O clima de incerteza apontado por Damasceno é confirmado pelo metalúrgico Wesley Samuel Teixeira Dias. Ele reiterou que a situação é, de fato, complicada. “Estamos vendo que a economia no país não está boa, está aos poucos se recuperando. E uma decisão dessa de layoff nos causa medo, porque todos nós temos contas, contamos com o emprego para sobreviver. Então é algo muito ruim para o trabalhador”, lamenta.

Juros abusivos

Já o diretor executivo do Sindicato, Aroaldo Oliveira da Silva, ressaltou que os juros praticados pelo Banco Central dificultam o acesso ao crédito. “O maior vilão é a taxa de juros abusiva, que deixa o financiamento mais caro, as pessoas não compram e há a queda na produção. A maioria das pessoas não compra ônibus nem caminhões à vista”, afirmou.

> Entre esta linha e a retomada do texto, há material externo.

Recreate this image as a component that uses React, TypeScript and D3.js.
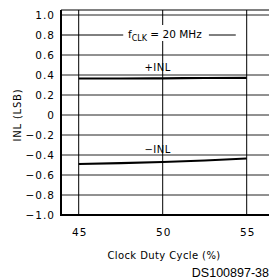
import * as d3 from "d3";
import React from "react";

// duty cycle (%) vs INL (LSB)
const dutyCycle = [45, 47.5, 50, 52.5, 55];
const inlPlus = [0.365, 0.365, 0.367, 0.37, 0.372];
const inlMinus = [-0.49, -0.482, -0.47, -0.455, -0.435];

const xTicks = [45, 50, 55];
const yTicks = [-1.0, -0.8, -0.6, -0.4, -0.2, 0, 0.2, 0.4, 0.6, 0.8, 1.0];

const W = 269;
const H = 279;
const font = "DejaVu Sans, sans-serif";

function App() {
  const x = d3.scaleLinear().domain([45, 55]).range([78.7, 246.7]);
  const y = d3.scaleLinear().domain([-1, 1]).range([215, 15]);

  const left = 61;
  const top = 10;
  const bottom = y(-1);

  const line = d3
    .line<number>()
    .x((_, i) => x(dutyCycle[i]))
    .y((d) => y(d))
    .curve(d3.curveMonotoneX);

  const fmt = (v: number) => {
    if (v === 0) return "0";
    const s = Math.abs(v).toFixed(1);
    return v < 0 ? "\u2212" + s : s;
  };

  return (
    <svg width={W} height={H} style={{ position: "absolute", left: 0, top: 0, background: "#fff" }}>
      {/* horizontal grid */}
      {yTicks.map((t) =>
        t === 0.8 ? (
          <g key={t}>
            <line x1={left} x2={x(47.65)} y1={y(t)} y2={y(t)} stroke="#000" strokeWidth={1} />
            <line x1={x(52.75)} x2={x(54.35)} y1={y(t)} y2={y(t)} stroke="#000" strokeWidth={1} />
          </g>
        ) : (
          <line key={t} x1={left} x2={W} y1={y(t)} y2={y(t)} stroke="#222" strokeWidth={1} />
        )
      )}
      <line x1={left} x2={W} y1={top} y2={top} stroke="#000" strokeWidth={1} />
      {/* vertical grid */}
      {xTicks.map((t) => (
        <line key={t} x1={x(t)} x2={x(t)} y1={top} y2={bottom} stroke="#000" strokeWidth={1} />
      ))}
      {/* axes */}
      <line x1={left} x2={left} y1={top} y2={bottom + 1} stroke="#000" strokeWidth={2} />
      <line x1={left} x2={W} y1={bottom} y2={bottom} stroke="#000" strokeWidth={2} />

      {/* y tick labels */}
      {yTicks.map((t) => (
        <text key={t} x={55} y={y(t) + 4} textAnchor="end" fontFamily={font} fontSize={10.5} letterSpacing={1}>
          {fmt(t)}
        </text>
      ))}
      {/* x tick labels */}
      {xTicks.map((t) => (
        <text key={t} x={x(t) + 1} y={236} textAnchor="middle" fontFamily={font} fontSize={10.5} letterSpacing={1}>
          {t}
        </text>
      ))}
      <text x={164} y={259} textAnchor="middle" fontFamily={font} fontSize={10} letterSpacing={0.4}>
        Clock Duty Cycle (%)
      </text>
      <text
        transform={`translate(21,${y(0)}) rotate(-90)`}
        textAnchor="middle"
        fontFamily={font}
        fontSize={10}
        letterSpacing={0.8}
      >
        INL (LSB)
      </text>

      {/* f_CLK annotation */}
      <rect x={x(47.65) + 1} y={y(0.8) - 10} width={x(52.75) - x(47.65) - 2} height={16} fill="#fff" />
      <text x={128} y={y(0.8) + 3} fontFamily={font} fontSize={10.5}>
        f
        <tspan fontSize={8} dy={3}>CLK</tspan>
        <tspan dy={-3}> = 20 MHz</tspan>
      </text>

      {/* series */}
      <path d={line(inlPlus) || ""} fill="none" stroke="#000" strokeWidth={2.2} />
      <path d={line(inlMinus) || ""} fill="none" stroke="#000" strokeWidth={2.2} />
      <text x={x(49.7)} y={y(0.485) + 4} textAnchor="middle" fontFamily={font} fontSize={10} letterSpacing={0.5}>
        +INL
      </text>
      <text x={x(49.7)} y={y(-0.34) + 4} textAnchor="middle" fontFamily={font} fontSize={10} letterSpacing={0.5}>
        {"\u2212INL"}
      </text>

      <text x={W} y={277} textAnchor="end" fontFamily="Liberation Sans, Arial, sans-serif" fontSize={12.5}>
        DS100897-38
      </text>
    </svg>
  );
}

export default App;
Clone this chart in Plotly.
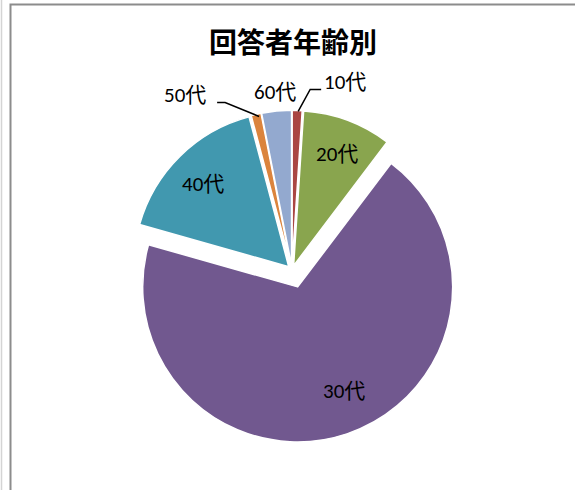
import math
import plotly.graph_objects as go

# ---- data ----
labels = ["10代", "20代", "30代", "40代", "50代", "60代"]
counts = [1, 9, 67, 16, 1, 3]
colors = ["#AA4643", "#89A54E", "#71588F", "#4198AF", "#DB843D", "#93A9CF"]
pulls = [0.03, 0.03, 0.115, 0.03, 0.03, 0.03]
title_text = "回答者年齢別"
inside_labels = ["20代", "30代", "40代"]

# ---- layout geometry (pixels) ----
W, H = 575, 490
CX, CY, R = 292, 270, 155
FONT = "Calibri, Carlito, 'Noto Sans CJK JP', sans-serif"
LABEL_SIZE = 21
# per-label nudges (pixels) for inside labels
label_nudge = {"20代": (2, -1), "30代": (9, -8), "40代": (-3, 1)}

maxpull = max(pulls)
half = R * (1 + maxpull)
dom_x = [(CX - half) / W, (CX + half) / W]
dom_y = [1 - (CY + half) / H, 1 - (CY - half) / H]

def px(x):
    return x / W

def py(y):
    return 1 - y / H

fig = go.Figure(go.Pie(
    labels=labels, values=counts, sort=False, direction="clockwise",
    rotation=0, pull=pulls,
    marker=dict(colors=colors, line=dict(color="white", width=1.5)),
    textinfo="none",
    domain=dict(x=dom_x, y=dom_y),
    hoverinfo="label+value+percent", showlegend=False,
))

# angles (clockwise from north) of slice midpoints computed from the data
total = sum(counts)
mid = []
acc = 0
for v in counts:
    mid.append((acc + v / 2) / total * 2 * math.pi)
    acc += v

def polar(i, frac):
    """point along slice bisector at frac*R from the (pulled) slice apex"""
    ox = CX + R * pulls[i] * math.sin(mid[i])
    oy = CY - R * pulls[i] * math.cos(mid[i])
    return ox + frac * R * math.sin(mid[i]), oy - frac * R * math.cos(mid[i])

def edge(i):
    return polar(i, 1.0)

shapes = []
annotations = []
lab_font = dict(family=FONT, size=LABEL_SIZE, color="black")

# inside labels
for lab in inside_labels:
    i = labels.index(lab)
    x, y = polar(i, 0.76)
    dx, dy = label_nudge[lab]
    annotations.append(dict(x=px(x + dx), y=py(y + dy), xref="paper", yref="paper", text=lab,
                            showarrow=False, xanchor="center", yanchor="middle", font=lab_font,
                            borderpad=0))

# 10代 leader line + label
i = labels.index("10代")
x0, y0 = edge(i)
x0, y0 = x0 + 1, y0 + 1
e1 = (x0 + 12, y0 - 22)
e2 = (e1[0] + 11, e1[1])
shapes.append(dict(type="path", xref="paper", yref="paper",
                   path=f"M {px(x0)},{py(y0)} L {px(e1[0])},{py(e1[1])} L {px(e2[0])},{py(e2[1])}",
                   line=dict(color="black", width=1.5)))
annotations.append(dict(x=px(e2[0] + 2), y=py(e1[1] - 7), xref="paper", yref="paper",
                        text="10代", showarrow=False, xanchor="left", yanchor="middle",
                        font=lab_font, borderpad=0))

# 50代 leader line + label
i = labels.index("50代")
x0, y0 = edge(i)
x0, y0 = x0 + 3, y0 + 2
e1 = (x0 - 34, y0 - 14)
e2 = (e1[0] - 8, e1[1])
shapes.append(dict(type="path", xref="paper", yref="paper",
                   path=f"M {px(x0)},{py(y0)} L {px(e1[0])},{py(e1[1])} L {px(e2[0])},{py(e2[1])}",
                   line=dict(color="black", width=1.5)))
annotations.append(dict(x=px(e2[0] - 10), y=py(e1[1] - 7), xref="paper", yref="paper",
                        text="50代", showarrow=False, xanchor="right", yanchor="middle",
                        font=lab_font, borderpad=0))

# 60代 label (no leader line)
i = labels.index("60代")
x0, y0 = edge(i)
annotations.append(dict(x=px(x0 - 2), y=py(y0 - 19), xref="paper", yref="paper",
                        text="60代", showarrow=False, xanchor="center", yanchor="middle",
                        font=lab_font, borderpad=0))

# title
annotations.append(dict(x=px(293), y=py(41), xref="paper", yref="paper",
                        text=f"<b>{title_text}</b>", showarrow=False,
                        xanchor="center", yanchor="middle",
                        font=dict(family="'Noto Sans CJK JP', sans-serif", size=28, color="black")))

# chart frame
shapes.append(dict(type="line", xref="paper", yref="paper", x0=px(1.5), x1=px(1.5), y0=0, y1=1,
                   line=dict(color="#D4D4D4", width=1.5)))
shapes.append(dict(type="path", xref="paper", yref="paper",
                   path=f"M {px(10.5)},{py(H + 5)} L {px(10.5)},{py(4.5)} L {px(W + 5)},{py(4.5)}",
                   line=dict(color="#8C8C8C", width=2)))

fig.update_layout(
    width=W, height=H,
    margin=dict(l=0, r=0, t=0, b=0),
    paper_bgcolor="white", plot_bgcolor="white",
    shapes=shapes, annotations=annotations,
)

fig.write_html("out.html", config={"displayModeBar": False},
               post_script="document.body.style.margin='0';document.body.style.overflow='hidden';")
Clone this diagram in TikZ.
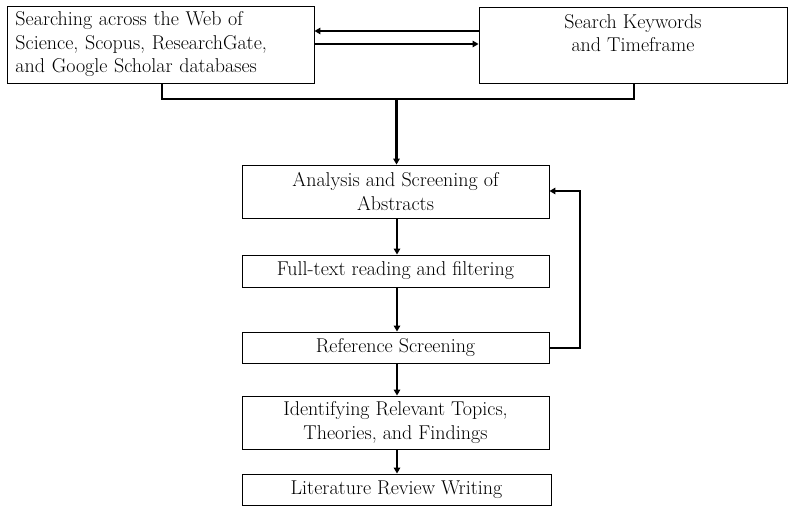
\documentclass[tikz,border=0pt]{standalone}
\usetikzlibrary{arrows.meta,positioning}
\begin{document}
\begin{tikzpicture}[x=1pt,y=-1pt,
  box/.style={draw=black,line width=0.9pt,rectangle,inner sep=0pt,font=\fontsize{20}{23.5}\selectfont,align=center},
  conn/.style={line width=2.5pt,-{Triangle[length=6pt,width=6.5pt]}},
  plain/.style={line width=2.5pt}]
\useasboundingbox (0,0) rectangle (794,513);
\node[box,minimum width=307pt,minimum height=77pt,text width=290pt,align=left] (A) at (160.5,44.5)
  {Searching across the Web of\\Science, Scopus, ResearchGate,\\and Google Scholar databases};
\node[box,minimum width=308pt,minimum height=76pt] (B) at (633,45)
  {Search Keywords\\and Timeframe\\~};
\node[box,minimum width=307pt,minimum height=53pt] (C) at (395.5,191.5)
  {Analysis and Screening of\\Abstracts};
\node[box,minimum width=307pt,minimum height=32pt] (D) at (395.5,271)
  {Full-text reading and filtering};
\node[box,minimum width=307pt,minimum height=31pt] (E) at (395.5,347.5)
  {Reference Screening};
\node[box,minimum width=307pt,minimum height=53pt] (F) at (395.5,422.5)
  {Identifying Relevant Topics,\\Theories, and Findings};
\node[box,minimum width=309pt,minimum height=31pt] (G) at (396.5,489.5)
  {Literature Review Writing};
% arrows between A and B
\draw[conn] (B.west |- 0,31) -- (A.east |- 0,31);
\draw[conn] (A.east |- 0,44) -- (B.west |- 0,44);
% join
\coordinate (jA) at (162,99);
\coordinate (jB) at (634,99);
\coordinate (jM) at (396.5,99);
\draw[plain] (A.south -| jA) -- (jA) -- (jB) -- (B.south -| jB);
\draw[conn] (jM) -- (C.north -| jM);
% chain
\draw[conn] (C.south -| 397,0) -- (D.north -| 397,0);
\draw[conn] (D.south -| 397,0) -- (E.north -| 397,0);
\draw[conn] (E.south -| 397,0) -- (F.north -| 397,0);
\draw[conn] (F.south -| 397,0) -- (G.north -| 397,0);
% feedback
\coordinate (fb1) at (580,348);
\coordinate (fb2) at (580,191);
\draw[conn] (E.east |- fb1) -- (fb1) -- (fb2) -- (C.east |- fb2);
\end{tikzpicture}
\end{document}
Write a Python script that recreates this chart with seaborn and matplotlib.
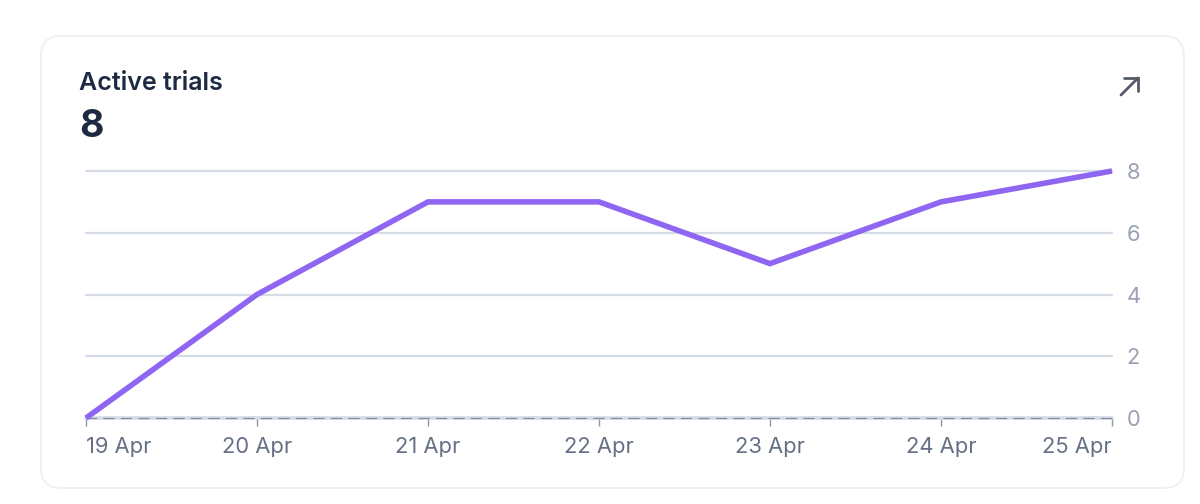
import matplotlib
matplotlib.use("Agg")
import matplotlib.pyplot as plt
from matplotlib.lines import Line2D
from matplotlib.patches import FancyBboxPatch
import pandas as pd
import seaborn as sns

days = ["19 Apr", "20 Apr", "21 Apr", "22 Apr", "23 Apr", "24 Apr", "25 Apr"]
active_trials = [0, 4, 7, 7, 5, 7, 8]
y_ticks = [0, 2, 4, 6, 8]
title = "Active trials"
headline = "8"

W, H = 1200, 504
sns.set_theme(style="white")
plt.rcParams["font.family"] = ["Inter", "DejaVu Sans"]

fig = plt.figure(figsize=(W / 100, H / 100), dpi=100, facecolor="white")

def fx(px): return px / W
def fy(py): return 1 - py / H

card = FancyBboxPatch((41, H - 488), 1143, 452,
                      boxstyle="round,pad=0,rounding_size=20",
                      transform=None, fc="white", ec="#eef0f5", lw=1.4, zorder=-5)
fig.add_artist(card)

ax = fig.add_axes([fx(86), fy(418), fx(1112 - 86), (418 - 171) / H])
ax.patch.set_alpha(0)
df = pd.DataFrame({"day": range(len(days)), "value": active_trials})

ax.set_xlim(0, len(days) - 1)
ax.set_ylim(0, 8)
ax.set_yticks(y_ticks)
ax.set_xticks(df["day"])
ax.set_xticklabels(days)
ax.yaxis.tick_right()
ax.grid(axis="y", color="#d6dce6", lw=1.6, zorder=1)
for gl in ax.get_ygridlines():
    gl.set_clip_on(False)
ax.get_ygridlines()[0].set_linewidth(2.6)
ax.grid(axis="x", visible=False)
for s in ["top", "left", "right"]:
    ax.spines[s].set_visible(False)
ax.spines["bottom"].set_color("#858da0")
ax.spines["bottom"].set_linewidth(0.9)
ax.spines["bottom"].set_linestyle((0, (8, 6)))
ax.spines["bottom"].set_zorder(3)

ax.tick_params(axis="x", length=6, width=1, color="#8d95a6", pad=8,
               labelsize=15.8, labelcolor="#667085", bottom=True)
ax.tick_params(axis="y", length=0, pad=10.5, labelsize=15.8, labelcolor="#98a2b3")
labels = ax.get_xticklabels()
labels[0].set_ha("left")
labels[-1].set_ha("right")

sns.lineplot(data=df, x="day", y="value", ax=ax, color="#8f66f2", lw=4,
             zorder=5, clip_on=False, solid_joinstyle="miter", solid_capstyle="butt")
ax.set_xlabel("")
ax.set_ylabel("")

fig.text(fx(79), fy(83), title, fontsize=18, fontweight="semibold",
         color="#1d2a42", va="center", ha="left")
fig.text(fx(79), fy(127), headline, fontsize=27, fontweight="bold",
         color="#1d2a42", va="center", ha="left")

arrow_c = "#555a69"
for xs, ys in [([1121, 1138], [95, 78]), ([1124, 1138, 1138], [78, 78, 91])]:
    fig.add_artist(Line2D([fx(v) for v in xs], [fy(v) for v in ys], color=arrow_c,
                          lw=2.0, solid_capstyle="round", solid_joinstyle="miter"))

fig.savefig("out.png", dpi=100, facecolor="white")
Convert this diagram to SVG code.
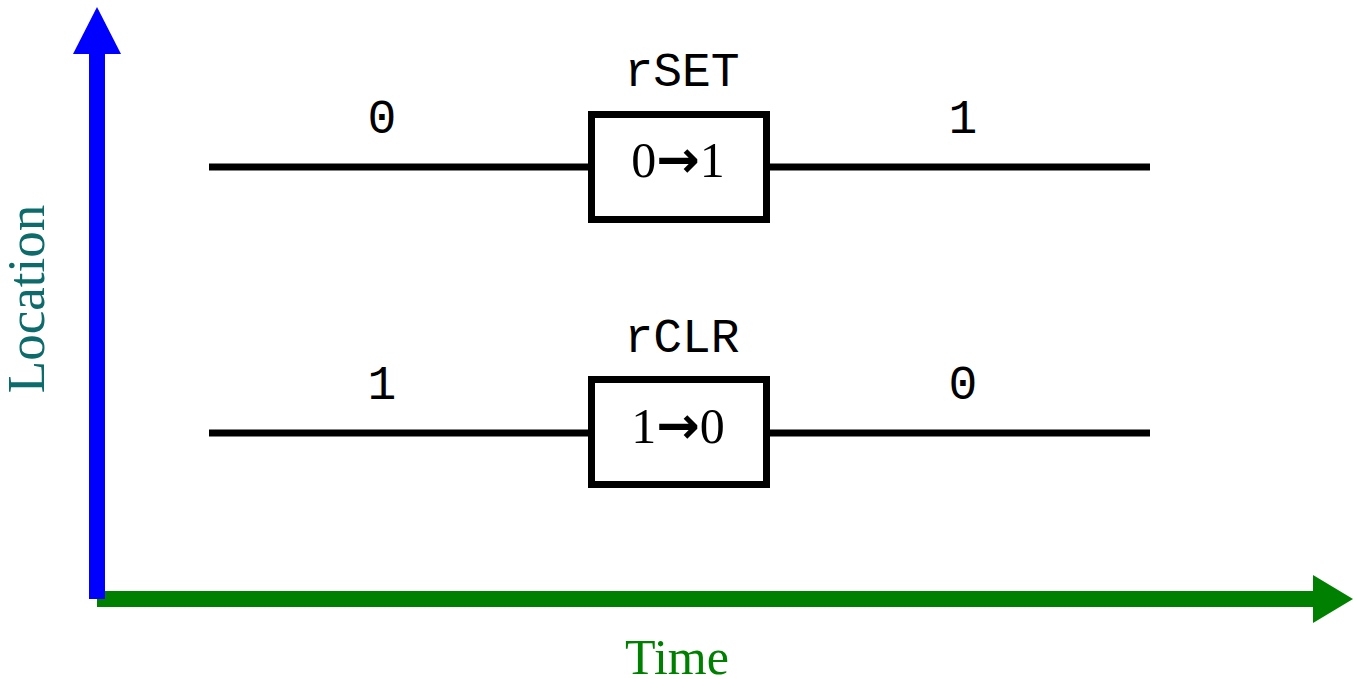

“Ela também atinge quem quer financiar um carro, uma geladeira. Os juros altos afetam o consumo, o emprego e a renda. Os trabalhadores vão à luta para dar o recado de que não concordamos com esses juros. É preciso baixar a taxa para a economia reagir. Nossa luta é pela retomada do desenvolvimento do país e é nossa obrigação tomar à frente da discussão da economia brasileira”, destacou.

Boletim da Fiesp

Boletim da Fiesp divulgado nessa quarta-feira (19), aponta que alguns segmentos da atividade industrial ainda não recuperaram do patamar pré-pandemia, principalmente aqueles do grupo de bens de consumo duráveis, como automóveis e a linha branca.

O boletim alerta que a produção industrial recuou 0,2% em fevereiro. O resultado do mês veio em linha com a projeção mensal da FIESP e a expectativa do mercado (-0,2%). Frente a fevereiro de 2022 houve queda de 2,4%.

O resultado, de acordo com o informe, foi puxado pela queda na indústria de transformação (-0,5%), dado que a indústria extrativa aumentou na passagem mensal (+4,6%).

Os destaques negativos foram os produtos alimentícios (-1,1%), produtos químicos (-1,8%) e produtos farmoquímicos e farmacêuticos (-4,5%). Por outro lado, indústrias extrativas, ao avançar 4,6%, exerceram o principal impacto positivo no mês.

A atividade industrial segue, portanto, defasada em 0,2% no acumulado em 12 meses.

Ao final do boletim, a FIESP projeta queda de 0,5% da atividade industrial em 2023. A entidade empresarial ressalta que o fraco dinamismo da atividade industrial pode ser amenizado com uma redução forte dos juros e continuidade da descompressão nas cadeias de fornecimento.